Two bucket seats give adults ample room, but thats all the Insight will hold. Honda claims that the shallow, open cargo area behind the seats and over the battery pack provides a total of 16.3 cubic feet of space, but only a modest portion of that volume is usable for cargo. A small covered bin at the rear adds 1.5 cubic feet. Except for a roomy glove box, theres not much storage space. The Insights unusual exterior styling results in a long, tunnel-like view out the rear, and it is designed with a large window in the hatch lid and a smaller pane below it.

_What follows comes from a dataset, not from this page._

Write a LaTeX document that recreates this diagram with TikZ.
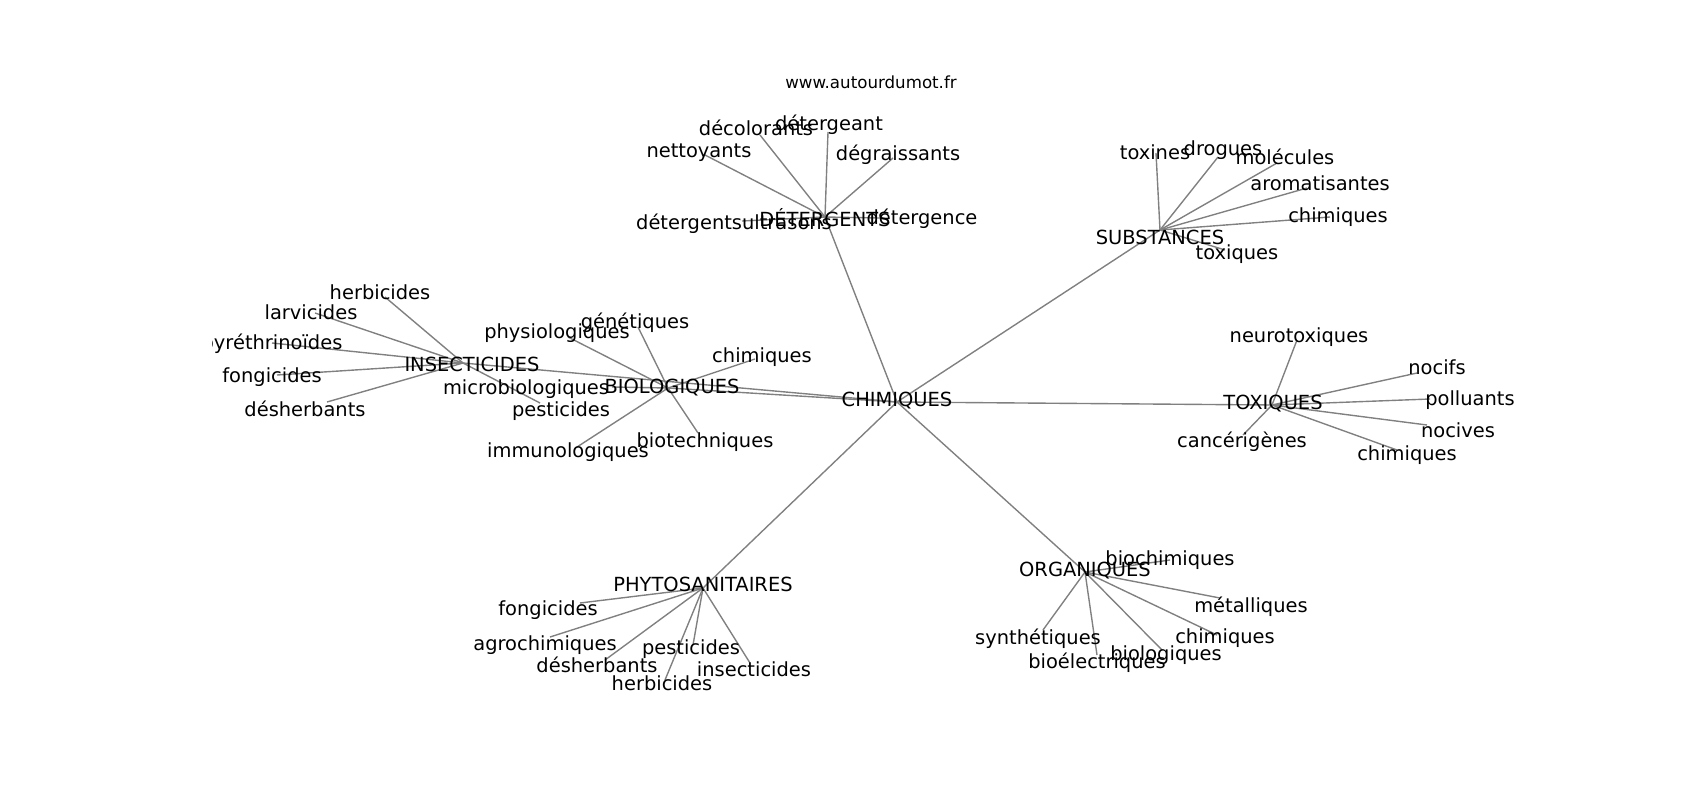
\documentclass[tikz,border=0pt]{standalone}
\usepackage{fontspec}
\setmainfont{DejaVu Sans}
\begin{document}
\begin{tikzpicture}[x=0.72pt,y=-0.72pt,
  lbl/.style={inner sep=0pt,outer sep=0pt,font=\fontsize{14}{16}\selectfont,text height=0.76em,text depth=0.24em,anchor=center,yshift=-2.9pt},
  edge/.style={draw=black!50,line width=1pt}]
\useasboundingbox (0,0) rectangle (1700,800);
\node[inner sep=0pt,anchor=base,font=\fontsize{12}{14}\selectfont] (title) at (871,88) {www.autourdumot.fr};
\begin{scope}
\clip (212.5,96) rectangle (1530,712);
% hub positions
\coordinate (CHI) at (897,402);
\coordinate (DET) at (825,217);
\coordinate (SUB) at (1160,230);
\coordinate (TOX) at (1272,405);
\coordinate (BIO) at (668,388);
\coordinate (INS) at (463,363);
\coordinate (PHY) at (703,588);
\coordinate (ORG) at (1085,572);
% leaf positions
\coordinate (d1) at (705,155);
\coordinate (d2) at (760,135);
\coordinate (d3) at (828,132);
\coordinate (d4) at (893,158);
\coordinate (d5) at (742,221);
\coordinate (d6) at (880,218);
\coordinate (s1) at (1156,153);
\coordinate (s2) at (1218,157);
\coordinate (s3) at (1277,163);
\coordinate (s4) at (1307,188);
\coordinate (s5) at (1330,217);
\coordinate (s6) at (1225,250);
\coordinate (t1) at (1297,340);
\coordinate (t2) at (1417,373);
\coordinate (t3) at (1430,399);
\coordinate (t4) at (1427,425);
\coordinate (t5) at (1397,450);
\coordinate (t6) at (1243,435);
\coordinate (b1) at (638,327);
\coordinate (b2) at (568,337);
\coordinate (b3) at (755,359);
\coordinate (b4) at (612,387);
\coordinate (b5) at (577,447);
\coordinate (b6) at (698,433);
\coordinate (i1) at (385,297);
\coordinate (i2) at (315,313);
\coordinate (i3) at (272,343);
\coordinate (i4) at (277,375);
\coordinate (i5) at (327,402);
\coordinate (i6) at (540,403);
\coordinate (p1) at (580,603);
\coordinate (p2) at (550,637);
\coordinate (p3) at (605,660);
\coordinate (p4) at (665,680);
\coordinate (p5) at (693,645);
\coordinate (p6) at (750,663);
\coordinate (o1) at (1170,560);
\coordinate (o2) at (1220,598);
\coordinate (o3) at (1217,635);
\coordinate (o4) at (1162,650);
\coordinate (o5) at (1097,655);
\coordinate (o6) at (1043,630);
% edges
\foreach \h in {DET,SUB,TOX,BIO,INS,PHY,ORG} \draw[edge] (CHI) -- (\h);
\foreach \i in {1,...,6} {
  \draw[edge] (DET) -- (d\i);
  \draw[edge] (SUB) -- (s\i);
  \draw[edge] (TOX) -- (t\i);
  \draw[edge] (BIO) -- (b\i);
  \draw[edge] (INS) -- (i\i);
  \draw[edge] (PHY) -- (p\i);
  \draw[edge] (ORG) -- (o\i);
}
% labels
\node[lbl] (lCHI) at (897,399) {CHIMIQUES};
\node[lbl] (lDET) at (825,219) {DÉTERGENTS};
\node[lbl] (lSUB) at (1160,237) {SUBSTANCES};
\node[lbl] (lTOX) at (1273,402) {TOXIQUES};
\node[lbl] (lBIO) at (672,386) {BIOLOGIQUES};
\node[lbl] (lINS) at (472,364) {INSECTICIDES};
\node[lbl] (lPHY) at (703,584) {PHYTOSANITAIRES};
\node[lbl] (lORG) at (1085,569) {ORGANIQUES};
\node[lbl] (ld1) at (699,150) {nettoyants};
\node[lbl] (ld2) at (756,128) {décolorants};
\node[lbl] (ld3) at (829,123) {détergeant};
\node[lbl] (ld4) at (898,153) {dégraissants};
\node[lbl] (ld5) at (734,222) {détergentsultrasons};
\node[lbl] (ld6) at (922,217) {détergence};
\node[lbl] (ls1) at (1155,152) {toxines};
\node[lbl] (ls2) at (1223,148) {drogues};
\node[lbl] (ls3) at (1285,157) {molécules};
\node[lbl] (ls4) at (1320,183) {aromatisantes};
\node[lbl] (ls5) at (1338,215) {chimiques};
\node[lbl] (ls6) at (1237,252) {toxiques};
\node[lbl] (lt1) at (1299,335) {neurotoxiques};
\node[lbl] (lt2) at (1437,367) {nocifs};
\node[lbl] (lt3) at (1470,398) {polluants};
\node[lbl] (lt4) at (1458,430) {nocives};
\node[lbl] (lt5) at (1407,453) {chimiques};
\node[lbl] (lt6) at (1242,440) {cancérigènes};
\node[lbl] (lb1) at (635,321) {génétiques};
\node[lbl] (lb2) at (557,331) {physiologiques};
\node[lbl] (lb3) at (762,355) {chimiques};
\node[lbl] (lb4) at (526,387) {microbiologiques};
\node[lbl] (lb5) at (568,450) {immunologiques};
\node[lbl] (lb6) at (705,440) {biotechniques};
\node[lbl] (li1) at (380,292) {herbicides};
\node[lbl] (li2) at (311,312) {larvicides};
\node[lbl] (li3) at (272,342) {pyréthrinoïdes};
\node[lbl] (li4) at (272,375) {fongicides};
\node[lbl] (li5) at (305,409) {désherbants};
\node[lbl] (li6) at (561,409) {pesticides};
\node[lbl] (lp1) at (548,608) {fongicides};
\node[lbl] (lp2) at (545,643) {agrochimiques};
\node[lbl] (lp3) at (597,665) {désherbants};
\node[lbl] (lp4) at (662,683) {herbicides};
\node[lbl] (lp5) at (691,647) {pesticides};
\node[lbl] (lp6) at (754,669) {insecticides};
\node[lbl] (lo1) at (1170,558) {biochimiques};
\node[lbl] (lo2) at (1251,605) {métalliques};
\node[lbl] (lo3) at (1225,636) {chimiques};
\node[lbl] (lo4) at (1166,653) {biologiques};
\node[lbl] (lo5) at (1097,661) {bioélectriques};
\node[lbl] (lo6) at (1038,637) {synthétiques};
\end{scope}
\end{tikzpicture}
\end{document}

A large digital speedometer dominates a small, somewhat cluttered gauge cluster. Smaller gauges and warning lights display instant and average fuel economy, and they also indicate when the electric motor is operating. Power windows and door locks, a cassette player and a rear-window defogger are standard. Air conditioning is the only major option.
Under the Hood
The drivetrain consists of a 1.0-liter three-cylinder engine rated at 67 horsepower which is augmented by a small electric motor that adds 6 hp. The gasoline engine is the primary power source, and the electric motor kicks in to deliver power for highway passing or a boost for faster acceleration from low speeds. A 48-pound 144-volt battery pack that consists of 120 cells is mounted behind the seats to supply power for the electric motor. A five-speed-manual gearbox and a CVT are the two available transmissions.
Honda calls its hybrid system Integrated Motor Assist. When the Insight is cruising, the gas engine recharges the batteries so that owners never have a need to plug the car into a charger. When the Insight is stopped and the manual transmission is in Neutral, the gas engine shuts off to save fuel. It restarts automatically when the transmission is shifted into a drive gear.
Antilock brakes are standard, and side-impact airbags are not available.
The manual-shift Insight is sporty in appearance and overall feel and is also fun to drive. It can be surprisingly vigorous when accelerating from a stop. Regular downshifting is necessary for passing, and like other small cars, you need to be in the proper gear to get adequate passing and merging performance. Dont expect a huge blast of energy when tromping on the gas pedal to pass. The electric-motor boost is helpful but not dramatic. Even with both engines operating, the Insight doesnt feel exactly packed with surplus power.
For many drivers, the CVT-equipped Insight is a better bet, even though its fuel-economy figures are less frugal. Acceleration is less lively with the CVT, but it operates effectively and with no need to think about the best times to downshift. Hondas idle-stop feature comes into play with either transmission by shutting off the gasoline engine when the car comes to a full stop.
The Insight starts up in the normal way by turning the ignition key but the starter motor is exceptionally quiet. In fact, its barely discernible. An upshift indicator suggests the best time to change gears in the five-speed for peak gas mileage, and the Insight can be driven in a higher gear than most cars for a given road speed. Keeping it in an upper gear ratio, which should ordinarily be avoided, is permissible.
A graduated fuel-economy meter keeps the driver abreast of mileage, and getting the most frugal result can be almost like playing a video game. Some effort might be necessary to avert ones eyes from the gauge, so keeping it concealed most of the time may be prudent. Honda claims that highway driving tests have yielded more than 80 mpg.
Because the Insight is a two-seater with limited cargo space, it works best as either an urban commuter car or a second or third vehicle for an environmentally conscious family. Recharging the Insight is never required. Even if the batteries go dead which could happen on a long uphill grade, for instance the gasoline engine continues to function normally, charging the batteries once the car begins to travel downhill.